Against that backdrop, Roberts’ move looks less like authoritarian overreach and more like a belated acknowledgment of reality. The honor system failed. Appeals to institutional loyalty failed. A generation of clerks and staff, increasingly shaped by activist legal culture, no longer views the Court as an institution to be protected but as a battlefield to be influenced. When honor becomes optional, contracts replace norms.
Critics argue that formal NDAs signal weakness, that the justices “feel under the microscope” and can no longer rely on trust. That is precisely the point. Trust was abused, publicly and repeatedly, with no cost imposed on those who broke it and no hesitation from media outlets that benefited from the leaks. To call the Court weak for responding is to confuse cause and effect. The weakness was tolerating the erosion for as long as it did.

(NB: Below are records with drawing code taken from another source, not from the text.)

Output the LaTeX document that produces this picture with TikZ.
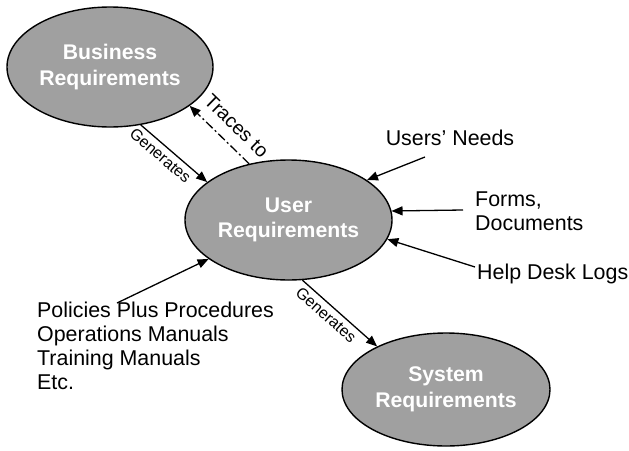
\documentclass[tikz,border=0pt]{standalone}
\usepackage{fontspec}
\setmainfont{Liberation Sans}
\usetikzlibrary{shapes.geometric,arrows.meta}
\definecolor{reqgray}{RGB}{160,160,160}
\tikzset{
  req/.style={ellipse, draw=black, line width=1.4pt, fill=reqgray,
    text=white, font=\fontsize{21.2}{25.5}\selectfont\bfseries, align=center,
    inner sep=0pt},
  feed/.style={line width=1.3pt, -{Triangle[length=11pt,width=9pt]}},
  plain/.style={font=\fontsize{21.4}{24}\selectfont, align=left, inner sep=0pt},
  genlabel/.style={font=\fontsize{16}{16}\selectfont, inner sep=4pt},
}
\begin{document}
\begin{tikzpicture}[x=1pt,y=-1pt]
  \useasboundingbox (0,0) rectangle (629,450);

  % the three requirement levels
  \node[req, minimum width=206pt, minimum height=120pt] (biz) at (110,67)
    {Business\\Requirements};
  \node[req, minimum width=207pt, minimum height=120pt] (usr) at (288.5,220)
    {User\\Requirements};
  \node[req, minimum width=208pt, minimum height=113pt] (sys) at (446,389.5)
    {System\\Requirements};

  % sources feeding the user requirements
  \node[plain, anchor=center] (needs) at (450,138) {Users’ Needs};
  \node[plain, anchor=west] (forms) at (475,211) {Forms,\\Documents};
  \node[plain, anchor=west] (help) at (477,274) {Help Desk Logs};
  \node[plain, anchor=north west] (docs) at (37,302)
    {Policies Plus Procedures\\Operations Manuals\\Training Manuals\\Etc.};

  \coordinate (needsend) at (425,157);
  \coordinate (formsend) at (463,210);
  \coordinate (helpend) at (475,267);
  \coordinate (docsend) at (117,303);

  \draw[feed] (needsend) -- (usr.27);
  \draw[feed] (formsend) -- (usr.5);
  \draw[feed] (helpend) -- (usr.-11);
  \draw[feed] (docsend) -- (usr.-154);

  % relations between the levels
  \draw[feed] (biz.-62.6) -- node[genlabel, midway, sloped, below, xshift=-9pt] {Generates} (usr.155);
  \draw[feed, dash pattern=on 9pt off 3pt on 2pt off 3pt]
    (usr.125) -- node[midway, sloped, above, font=\fontsize{19.5}{19.5}\selectfont, inner sep=11pt, xshift=6pt] {Traces to} (biz.-26);
  \draw[feed] (usr.-77.3) -- node[genlabel, midway, sloped, below, xshift=-9pt] {Generates} (sys.148);
\end{tikzpicture}
\end{document}
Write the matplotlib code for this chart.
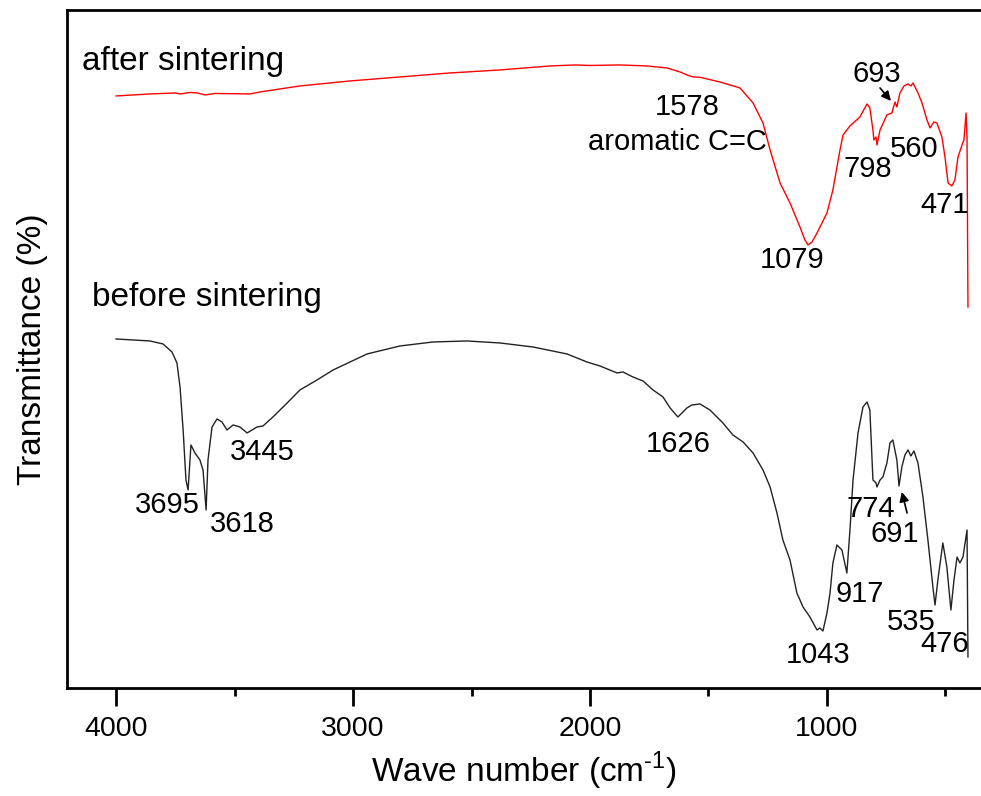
import matplotlib
matplotlib.use("Agg")
import matplotlib.pyplot as plt

plt.rcParams['font.family'] = ['Liberation Sans', 'DejaVu Sans']
plt.rcParams['mathtext.fontset'] = 'custom'
plt.rcParams['mathtext.rm'] = 'Liberation Sans'

# FTIR spectra, wavenumber (cm-1) vs transmittance (arbitrary, offset traces)
wn_after = [4000, 3857, 3751, 3730, 3688, 3658, 3624, 3582, 3435, 3392, 3224, 3013,
            2802, 2591, 2380, 2169, 2063, 2000, 1873, 1760, 1675, 1620, 1591, 1565,
            1536, 1452, 1367, 1312, 1270, 1240, 1198, 1156, 1114, 1093, 1080, 1063,
            1042, 1000, 975, 945, 932, 903, 861, 831, 819, 806, 802, 793, 789, 776,
            747, 726, 713, 705, 692, 675, 658, 646, 637, 616, 599, 578, 565, 549,
            536, 515, 502, 489, 473, 460, 447, 430, 422, 413, 409, 405]
t_after = [592, 594, 595, 594, 595.5, 595, 593, 594.5, 594, 596, 602, 607,
           611, 615, 618, 622, 623, 622.5, 623, 622, 620, 616, 613, 611,
           610.7, 606, 600, 585, 565, 538, 505, 485, 461, 448, 443, 446,
           455, 475, 498, 538, 553, 562, 571, 584, 580, 558, 548, 551, 543, 558,
           573, 575, 586, 581, 595, 602, 604, 602, 605, 595, 585, 568, 560, 566,
           565, 551, 531, 505, 502, 508, 531, 543, 548, 575, 551, 381]

wn_before = [4000, 3857, 3802, 3764, 3743, 3730, 3717, 3705, 3696, 3684, 3667, 3646,
             3633, 3620, 3612, 3595, 3574, 3553, 3532, 3506, 3477, 3447, 3405, 3380,
             3338, 3278, 3224, 3152, 3084, 2941, 2802, 2662, 2519, 2380, 2241, 2097,
             2013, 1958, 1886, 1861, 1819, 1776, 1734, 1692, 1662, 1629, 1591, 1570,
             1536, 1494, 1439, 1397, 1354, 1312, 1270, 1240, 1211, 1186, 1156, 1127,
             1101, 1072, 1042, 1030, 1017, 1000, 987, 975, 958, 937, 916, 903, 890,
             869, 848, 831, 819, 806, 793, 789, 776, 764, 747, 734, 722, 705, 696,
             684, 671, 658, 646, 633, 616, 595, 574, 553, 544, 532, 511, 494, 477,
             464, 451, 439, 426, 409, 405]
t_before = [349, 347, 344, 336, 325, 301, 258, 208, 198, 243, 235, 228,
            218, 178, 228, 261, 269, 266, 258, 263, 261, 255, 261, 262,
            271, 285, 298, 308, 318, 334, 342, 346, 347, 345, 341, 334,
            326, 322, 315, 316, 311, 307, 298, 291, 280, 271, 280, 283,
            284, 278, 265, 253, 246, 235, 218, 201, 175, 148, 128, 95,
            81, 71, 58, 60, 57, 75, 95, 125, 143, 138, 115, 158, 208,
            255, 281, 286, 278, 208, 205, 201, 208, 211, 225, 245, 248, 228, 202,
            221, 233, 238, 232, 237, 225, 191, 148, 101, 83, 108, 145, 121, 78,
            108, 131, 125, 131, 158, 31]

# peak labels: text, wavenumber, transmittance (baseline)
peaks_after = [("1578", 1591, 573), ("aromatic C=C", 1633, 538), ("1079", 1148, 420),
               ("798", 827, 511), ("560", 633, 531), ("693", 789, 606), ("471", 502, 475)]
peaks_before = [("3695", 3785, 175), ("3618", 3468, 156), ("3445", 3384, 228),
                ("1626", 1629, 236), ("774", 814, 171), ("691", 713, 146),
                ("917", 861, 86), ("535", 646, 58), ("476", 502, 36), ("1043", 1038, 25)]

fig = plt.figure(figsize=(9.81, 7.96), dpi=100)
ax = fig.add_axes([0.0683, 0.1357, 0.9317, 0.8518])

ax.plot(wn_after, t_after, color='#ff0000', lw=1.0)
ax.plot(wn_before, t_before, color='#222222', lw=1.0)

ax.set_xlim(4207, 350)
ax.set_ylim(0, 678)

for txt, x, y in peaks_after + peaks_before:
    ax.text(x, y, txt, fontsize=21, ha='center', va='baseline')

ax.text(4143, 618, "after sintering", fontsize=24, ha='left', va='baseline')
ax.text(4101, 382, "before sintering", fontsize=24, ha='left', va='baseline')

# small arrows marking the 693 and 691 shoulders
arrow = dict(arrowstyle='-|>', color='black', lw=1.2, mutation_scale=14, shrinkA=0, shrinkB=0)
ax.annotate("", xy=(730, 587), xytext=(776, 600), arrowprops=arrow)
ax.annotate("", xy=(684, 196), xytext=(662, 175), arrowprops=arrow)

ax.set_xticks([4000, 3000, 2000, 1000])
ax.set_xticks([3500, 2500, 1500, 500], minor=True)
ax.set_yticks([])
ax.tick_params(axis='x', which='major', direction='out', length=13, width=2,
               labelsize=20.5, pad=7)
ax.tick_params(axis='x', which='minor', direction='out', length=6, width=2)

for s in ['left', 'bottom', 'top']:
    ax.spines[s].set_linewidth(2)
ax.spines['right'].set_visible(False)

ax.set_xlabel(r"Wave number (cm$^{\text{-1}}$)", fontsize=24, labelpad=6)
ax.set_ylabel("Transmittance (%)", fontsize=24, labelpad=14)

fig.savefig("out.png", dpi=100)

The Supreme Court has always operated behind a veil. Its legitimacy depends on deliberation free from public pressure campaigns and real-time political warfare. The Dobbs leak demonstrated what happens when that veil is torn away selectively and weaponized. Requiring nondisclosure agreements does not make the Court more secretive than it already is; it merely acknowledges that honor alone is no longer sufficient to protect it.
The irony, of course, is that even as the Times laments the new NDAs, it continues to publish intimate details of the Court’s inner workings, suggesting that leaks have not stopped. That reality only reinforces the necessity of Roberts’ move. When confidentiality is treated as optional and betrayal as journalism, the only remaining defense is to put the rules in writing.